The Red Wings are in the unusual position of losing a couple of games. Boohoo. Winging it in Motown reviews the team's less than successful Euro trip, and although I don't expect a season-long struggle, I certainly hope Jimmy Howard is renting. Meanwhile, Bill of A2Y has his patented measured approach to the season's opening mis-adventures. 

 

Off-ice:

 

Jim Balsillie's quest to make it seven died in a Phoenix bankruptcy court, but the recriminations haven't stopped. Mike Milbury, channeling Gary Bettman, or maybe Jeremy Jacobs, unloaded on the RIM boss Saturday night, using the word idiot. Mike Milbury, mastering the art of being loud and wrong at the same time since god knows when. I absolutely agree that Balsillie was never likely to get the team in the fashion he attempted, but "idiot"? Fool-hardy, impetuous, bull-headed, misbegotten, sure. The one thing that is certain after this imbroglio is that the league's normal denials about the financial health of their franchises will never be taken at the same face value again.

 

In the same segment, Al Strachan dropped a little bomb, proclaiming that big money types in Toronto had an eye on moving the Thrashers to Winnipeg. The standard demurrals have been proffered thus far. Unless David Thomson has suddenly decided he wants to lose a pile of money, I'm not sure about this. I will say that he and Mark Chipman, True North's Winnipeg partner, both are very careful in how they move in the business world.
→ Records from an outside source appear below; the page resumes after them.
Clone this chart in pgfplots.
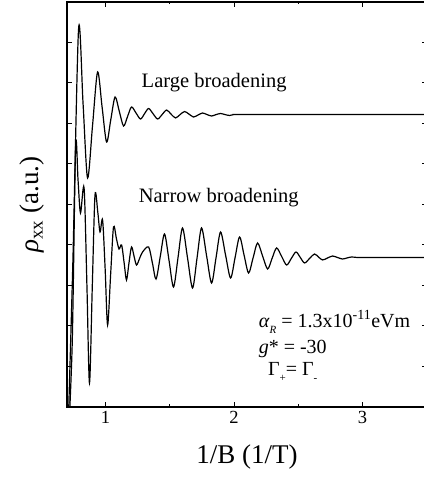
\documentclass[border=0pt]{standalone}
\usepackage{fontspec}
\setmainfont{Liberation Serif}
\usepackage{pgfplots}
\pgfplotsset{compat=1.18}
\usetikzlibrary{calc}
\begin{document}
\begin{tikzpicture}
\begin{axis}[
  scale only axis, width=359.8pt, height=405pt,
  xmin=0.7, xmax=3.5, ymin=0, ymax=10,
  xtick={1,2,3}, minor xtick={1.5,2.5},
  ytick={1,2,3,4,5,6,7,8,9}, yticklabels={},
  tick align=inside, xtick pos=both, ytick pos=both,
  major tick length=5pt, minor tick length=2.5pt,
  axis line style={line width=1.8pt},
  every tick/.style={black, line width=1pt},
  /pgf/number format/assume math mode=true,
  xticklabel style={font=\fontsize{18.5}{20}\selectfont, yshift=-1pt},
  xlabel={1/B (1/T)},
  ylabel={\textit{ρ}\textsubscript{xx} (a.u.)},
  xlabel style={at={(axis description cs:0.5,-0.1407)}, anchor=base, font=\fontsize{27}{30}\selectfont},
  ylabel style={at={(axis description cs:-0.078,0.5)}, anchor=base, rotate=0, font=\fontsize{27}{30}\selectfont},
  clip=true,
]
\addplot[black, line width=1.2pt, smooth] coordinates {
(0.700,-1.5) (0.745,3.5) (0.790,9.333) (0.825,7.49) (0.860,5.654) (0.899,6.96)
(0.938,8.272) (0.973,7.41) (1.008,6.543) (1.041,7.10) (1.074,7.654) (1.107,7.30)
(1.140,6.938) (1.171,7.17) (1.202,7.407) (1.237,7.26) (1.272,7.111) (1.303,7.24)
(1.335,7.370) (1.370,7.24) (1.405,7.111) (1.440,7.22) (1.475,7.333) (1.510,7.23)
(1.545,7.136) (1.580,7.22) (1.615,7.296) (1.650,7.23) (1.685,7.160) (1.720,7.21)
(1.755,7.259) (1.790,7.22) (1.825,7.185) (1.860,7.22) (1.895,7.247) (1.930,7.22)
(1.965,7.198) (2.000,7.222) (2.043,7.222) (2.500,7.222) (3.000,7.222) (3.500,7.222)
};
\addplot[black, line width=1.2pt, smooth] coordinates {
(0.700,-1.5) (0.740,1.5) (0.767,6.444) (0.786,5.6) (0.805,4.790) (0.833,5.407)
(0.855,3.0) (0.875,0.593) (0.897,3.0) (0.918,5.235) (0.940,4.8) (0.957,4.321)
(0.977,4.617) (0.997,3.4) (1.016,2.025) (1.040,3.3) (1.062,4.444) (1.085,4.15)
(1.105,3.901) (1.125,4.0) (1.145,3.55) (1.163,3.136) (1.182,3.55) (1.202,3.951)
(1.222,3.72) (1.241,3.506) (1.265,3.67) (1.288,3.827) (1.335,3.951) (1.365,3.55)
(1.393,3.160) (1.426,3.72) (1.459,4.272) (1.494,3.62) (1.529,2.963) (1.564,3.69)
(1.599,4.420) (1.638,3.68) (1.677,2.938) (1.712,3.68) (1.747,4.420) (1.786,3.74)
(1.825,3.062) (1.860,3.69) (1.895,4.321) (1.934,3.75) (1.973,3.185) (2.008,3.69)
(2.043,4.198) (2.078,3.75) (2.113,3.309) (2.148,3.68) (2.183,4.049) (2.222,3.73)
(2.261,3.407) (2.296,3.67) (2.331,3.926) (2.370,3.72) (2.409,3.506) (2.446,3.67)
(2.482,3.827) (2.516,3.69) (2.549,3.556) (2.588,3.67) (2.626,3.778) (2.658,3.70)
(2.689,3.630) (2.728,3.68) (2.767,3.728) (2.806,3.69) (2.844,3.654) (2.879,3.68)
(2.914,3.704) (2.960,3.691) (3.000,3.691) (3.500,3.691)
};
\node[anchor=base west, font=\fontsize{20.5}{24}\selectfont, inner sep=0pt] at (axis cs:1.280,7.90) {Large broadening};
\node[anchor=base west, font=\fontsize{20.5}{24}\selectfont, inner sep=0pt] at (axis cs:1.257,5.06) {Narrow broadening};
\node[anchor=base west, font=\fontsize{20}{24}\selectfont, inner sep=0pt] at (axis cs:2.191,1.975) {\textit{α}\raisebox{-0.7ex}{\fontsize{11}{12}\selectfont\textit{R}} = 1.3x10\textsuperscript{-11}eVm};
\node[anchor=base west, font=\fontsize{20}{24}\selectfont, inner sep=0pt] at (axis cs:2.191,1.333) {\textit{g}* = -30};
\node[anchor=base west, font=\fontsize{20}{24}\selectfont, inner sep=0pt] at (axis cs:2.263,0.79) {Γ\raisebox{-0.7ex}{\fontsize{11}{12}\selectfont +}= Γ\raisebox{-0.7ex}{\fontsize{11}{12}\selectfont -}};
\coordinate (bl) at (rel axis cs:0,0);
\coordinate (tr) at (rel axis cs:1,1);
\end{axis}
\pgfresetboundingbox
\path[use as bounding box] ($(bl)+(-67pt,-71pt)$) rectangle ($(tr)+(-2.8pt,2pt)$);
\end{tikzpicture}
\end{document}
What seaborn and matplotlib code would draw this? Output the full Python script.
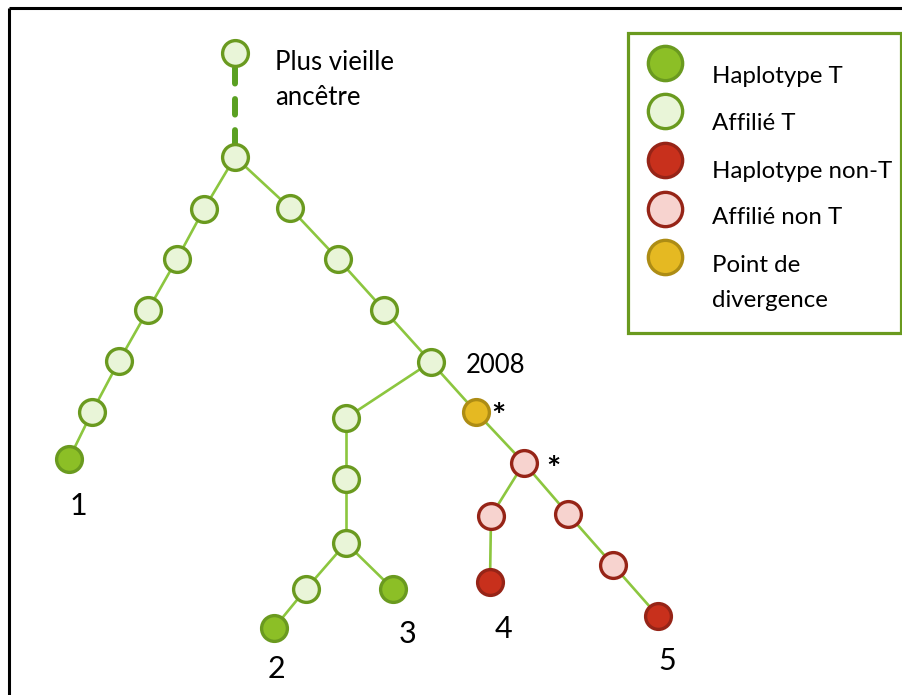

Anti-Balsillies, if you will. 

 

Finally, the battle over the leadership of the NHLPA rolls on, with Daren Dreger reporting that former Flame Andrew Ference, a union hardliner at the core of the move to oust Paul Kelly, is out as Boston player rep. Al Maki 's story in the Globe hints a settlement with the former union head may yet be in the cards.

 

That's it for this week. As always, if you see anything of note, drop it in comments, and remember, Vitali sees all. Chews all, too, if you're stupid.